Among the early spring flowering species that are more well known are the bloodroot, the shooting stars, and the variegated and the dwarf fairy Solomon seals, Crowe observed. Sweet Cicely has a history of being favored for its licorish flavor, medicinal use, and seeds for baking, she reported.
In the spurge category, which includes the bonfire, be aware that the cushion spurge has a toxic milky excretion if the foliage is broken, Crowe warned. Two rarely found choices that should be sought are the June blooming camassia, which provided food for early explorers from its tubers, and the three foot tall Bowman's root, she advised.
As other spring season possibilities, Crowe listed the yellow blossomed woodland poppy and “Chequers” in the lamium family. She noted that both are long season survivors and that Chequers thrives “where nothing else grows.”
Crowe's summer choices start with the traditional peonies, which are available in many colors thanks to interbreeding. She cited those interbred with the tree peony, resulting in a new cultivar that's expensive but that also has a longer blooming period.
The false indigo has also been interbred to provide some great new cultivars while the big root geranium is a good choice for long season growth in the shade, Crowe continued. For a large plant, look for the goatsbeard, she added.
In addition to their many colors of the bloom, the seedheads of allium are a good choice for decorations, Crowe indicated.

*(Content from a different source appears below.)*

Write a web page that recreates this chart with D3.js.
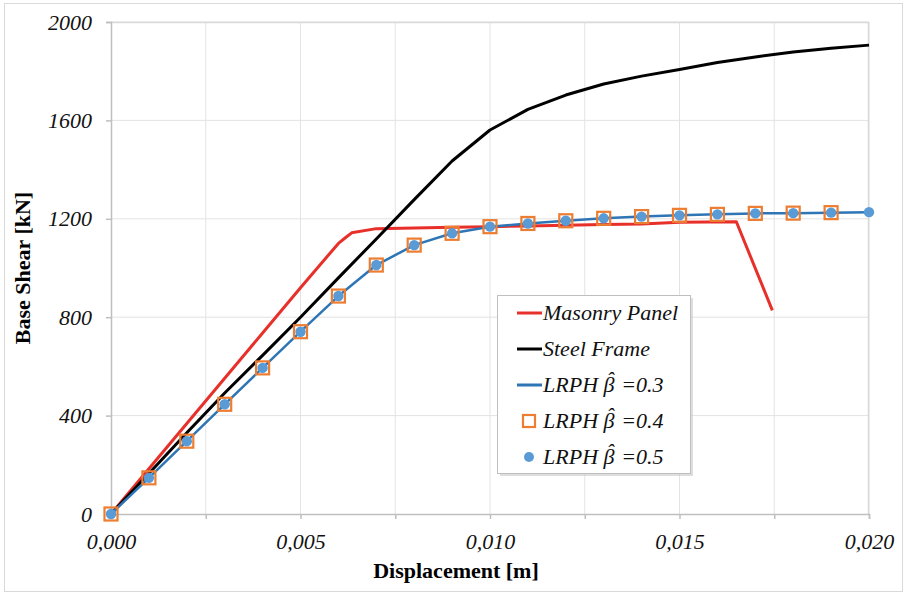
<!DOCTYPE html>
<html>
<head>
<meta charset="utf-8">
<script src="https://cdn.jsdelivr.net/npm/d3@7"></script>
<style>
  body { margin: 0; background: #fff; }
  svg { display: block; }
</style>
</head>
<body>
<div id="chart-area"></div>
<script>
// data
const dispSteel  = [0, 0.001, 0.002, 0.003, 0.004, 0.005, 0.006, 0.007, 0.008, 0.009, 0.010,
                    0.011, 0.012, 0.013, 0.014, 0.015, 0.016, 0.017, 0.018, 0.019, 0.020];
const shearSteel = [0, 165, 330, 492, 645, 800, 960, 1118, 1278, 1435, 1561,
                    1645, 1703, 1748, 1780, 1807, 1835, 1858, 1878, 1893, 1906];

const dispMasonry  = [0, 0.001, 0.002, 0.003, 0.004, 0.005, 0.006, 0.0062, 0.00635, 0.007,
                      0.008, 0.009, 0.010, 0.011, 0.012, 0.013, 0.014, 0.015, 0.0165, 0.01745];
const shearMasonry = [0, 184, 368, 552, 736, 920, 1100, 1125, 1143, 1160,
                      1163, 1166, 1168, 1171, 1174, 1177, 1179, 1186, 1188, 828];

const dispLrph    = [0, 0.001, 0.002, 0.003, 0.004, 0.005, 0.006, 0.007, 0.008, 0.009, 0.010,
                     0.011, 0.012, 0.013, 0.014, 0.015, 0.016, 0.017, 0.018, 0.019, 0.020];
const shearLrph03 = [0, 147, 296, 446, 594, 741, 886, 1012, 1093, 1141, 1168,
                     1181, 1192, 1202, 1209, 1214, 1218, 1222, 1223, 1225, 1227];
const shearLrph04 = [0, 147, 296, 446, 594, 741, 886, 1012, 1093, 1141, 1168,
                     1181, 1192, 1202, 1209, 1214, 1218, 1222, 1223, 1225];
const shearLrph05 = [0, 147, 296, 446, 594, 741, 886, 1012, 1093, 1141, 1168,
                     1181, 1192, 1202, 1209, 1214, 1218, 1222, 1223, 1225, 1227];

const xLabels = [0, 0.005, 0.010, 0.015, 0.020];
const yLabels = [0, 400, 800, 1200, 1600, 2000];
const legendNames = ["Masonry Panel", "Steel Frame", "LRPH \u03B2\u02C6 =0.3", "LRPH \u03B2\u02C6 =0.4", "LRPH \u03B2\u02C6 =0.5"];

const W = 907, H = 596;
const margin = {top: 22, right: 38, bottom: 82, left: 111},
      width = W - margin.left - margin.right,
      height = H - margin.top - margin.bottom;

const red = "#e8302a", blue = "#2e75b6", dot = "#5b9bd5", orange = "#ed7d31";
const serif = "'Liberation Serif', 'Times New Roman', serif";

const svg = d3.select('#chart-area').append('svg')
  .attr('width', W)
  .attr('height', H)

svg.append('rect')
  .attr('x', 4.5).attr('y', 3.5)
  .attr('width', W - 9).attr('height', H - 8)
  .attr('fill', '#fff')
  .attr('stroke', '#d9d9d9')

const g = svg.append('g')
  .attr("transform", `translate(${margin.left}, ${margin.top})`)

const x = d3.scaleLinear().domain([0, 0.02]).range([0, width]);
const y = d3.scaleLinear().domain([0, 2000]).range([height, 0]);

const commaFmt = d3.formatLocale({decimal: ",", thousands: ".", grouping: [3], currency: ["", ""]}).format(".3f");

// grid
const xGrid = d3.range(0, 0.02001, 0.0025);
g.append('g').selectAll('line').data(xGrid.slice(1)).enter().append('line')
  .attr('x1', d => x(d)).attr('x2', d => x(d))
  .attr('y1', 0).attr('y2', height)
  .attr('stroke', '#e3e3e3').attr('stroke-width', 1)
g.append('g').selectAll('line').data(yLabels.slice(1)).enter().append('line')
  .attr('x1', 0).attr('x2', width)
  .attr('y1', d => y(d)).attr('y2', d => y(d))
  .attr('stroke', '#e3e3e3').attr('stroke-width', 1)

// frame top/right
g.append('path')
  .attr('d', `M0,0.5H${width - 0.5}V${height}`)
  .attr('fill', 'none').attr('stroke', '#d9d9d9').attr('stroke-width', 1.5)

// axes
g.append('g')
  .attr('transform', `translate(0, ${height})`)
  .call(d3.axisBottom(x).tickValues(xGrid).tickSize(5).tickPadding(14)
    .tickFormat(d => xLabels.some(v => Math.abs(v - d) < 1e-9) ? commaFmt(d) : ""))
g.append('g')
  .call(d3.axisLeft(y).tickValues(yLabels).tickSize(5).tickPadding(14).tickFormat(d3.format("d")))

g.selectAll('.domain, .tick line').attr('stroke', '#bfbfbf').attr('stroke-width', 1.5)
g.selectAll('.tick text')
  .attr('font-family', serif).attr('font-style', 'italic')
  .attr('font-size', 22).attr('fill', '#111')

// axis titles
svg.append('text')
  .attr('x', 456).attr('y', 578)
  .attr('text-anchor', 'middle')
  .attr('font-family', serif).attr('font-weight', 'bold').attr('font-size', 22)
  .text('Displacement [m]')
svg.append('text')
  .attr('transform', `translate(30, ${margin.top + height / 2}) rotate(-90)`)
  .attr('text-anchor', 'middle')
  .attr('font-family', serif).attr('font-weight', 'bold').attr('font-size', 22)
  .text('Base Shear [kN]')

// lines
const line = d3.line().x(d => x(d[0])).y(d => y(d[1]));
const pairs = (xs, ys) => ys.map((v, i) => [xs[i], v]);

g.append('path').datum(pairs(dispMasonry, shearMasonry))
  .attr('d', line).attr('fill', 'none').attr('stroke', red).attr('stroke-width', 3)
  .attr('stroke-linejoin', 'round')
g.append('path').datum(pairs(dispSteel, shearSteel))
  .attr('d', line).attr('fill', 'none').attr('stroke', '#000').attr('stroke-width', 3)
  .attr('stroke-linejoin', 'round')
g.append('path').datum(pairs(dispLrph, shearLrph03))
  .attr('d', line).attr('fill', 'none').attr('stroke', blue).attr('stroke-width', 2.5)
  .attr('stroke-linejoin', 'round')

// markers
g.append('g').selectAll('rect').data(pairs(dispLrph, shearLrph04)).enter().append('rect')
  .attr('x', d => x(d[0]) - 6.5).attr('y', d => y(d[1]) - 6.5)
  .attr('width', 13).attr('height', 13)
  .attr('fill', 'none').attr('stroke', orange).attr('stroke-width', 2.2)
g.append('g').selectAll('circle').data(pairs(dispLrph, shearLrph05)).enter().append('circle')
  .attr('cx', d => x(d[0])).attr('cy', d => y(d[1]))
  .attr('r', 5.2).attr('fill', dot)

// legend
const lg = svg.append('g').attr('transform', 'translate(497, 295)')
lg.append('rect').attr('x', 3).attr('y', 3).attr('width', 193).attr('height', 178)
  .attr('fill', '#c8c8c8').attr('opacity', 0.6)
lg.append('rect').attr('x', 0.5).attr('y', 0.5).attr('width', 193).attr('height', 178)
  .attr('fill', '#fff').attr('stroke', '#bfbfbf')

const rowY = d3.range(5).map(i => 18 + i * 36);
// per-character shifts that lift the hat over the beta (chars 6 and 7)
const hatDx = "0 0 0 0 0 0 -7.9 1.8";
const hatDy = "0 0 0 0 0 0 -4.8 4.8";
legendNames.forEach((name, i) => {
  const ry = rowY[i];
  if (i < 3) {
    lg.append('line').attr('x1', 20).attr('x2', 45).attr('y1', ry).attr('y2', ry)
      .attr('stroke', [red, '#000', blue][i]).attr('stroke-width', 3)
  } else if (i === 3) {
    lg.append('rect').attr('x', 26).attr('y', ry - 6).attr('width', 12).attr('height', 12)
      .attr('fill', 'none').attr('stroke', orange).attr('stroke-width', 2.2)
  } else {
    lg.append('circle').attr('cx', 32).attr('cy', ry).attr('r', 5).attr('fill', dot)
  }
  const t = lg.append('text')
    .attr('x', 46).attr('y', ry + 7)
    .attr('font-family', serif).attr('font-style', 'italic').attr('font-size', 22)
    .attr('fill', '#111')
    .text(name)
  if (i >= 2) t.attr('dx', hatDx).attr('dy', hatDy)
})
</script>
</body>
</html>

Other plants that she likes are the lady's mantle along with a pairing of the “Blue Ice” with the willow leaf blue star. For a gold display at the first frost, pick the thread leaf blue star, she advised.
At a wet spot, go with the swamp milkweed and choose the long season and multi-colored masterwort as a deer proof cultivar, Crowe suggested. She also likes the “Herman's Pride.”
In the penstemon family, Crowe's top choices are Husker Red, Dark Towers, and the beard's tongue. A special but rarely found favorite of hers is the nepeta, which is a mint that attracts hummingbirds and is in bloom from June until a frost.
Among the longer season choices, Crowe describes the Zagreb coreopsis as a super and well proven cultivar and the balloon flower as another full season choice with white and blue flowers. More familiar choices are the purple coneflowers (echinacea) and the immense array of shade loving hostas, she added.
Other popular summer varieties are the America ginger (great for ground cover), day lilies (sporting up to 80,000 cultivars), the self-seeding selinum carvifolium, the rosa rugosa, the Purple Rain and Caradonna salvias, and the Superba and the new Hummelo in the stachys family, Crowe indicated. She wishes the wild senna would be more widely available because it is a tall plant with nice foliage and is very attractive to pollinators.
Among the plants which don't become prominent until the autumn are Russian sage, joe pye weed, asters, mums, giant and thread leaf ironweed, Montrose White, Snow Fairy, turtlehead, bittersweet, Golden Arrow, Fireworks, and Autumn Revolution, Crowe observed.
The rudbeckia family has many cultivars that prevail in the autumn but Crowe issued a warning about one of them. This is the Goldsturm, which is contracting a disease in some areas and should be eradicated if this is noticed, she advised.
For plants that will carry their structures and attraction into the winter, Crowe notes that the ornamental grasses, including the miscanthus family and panicum, fill that role.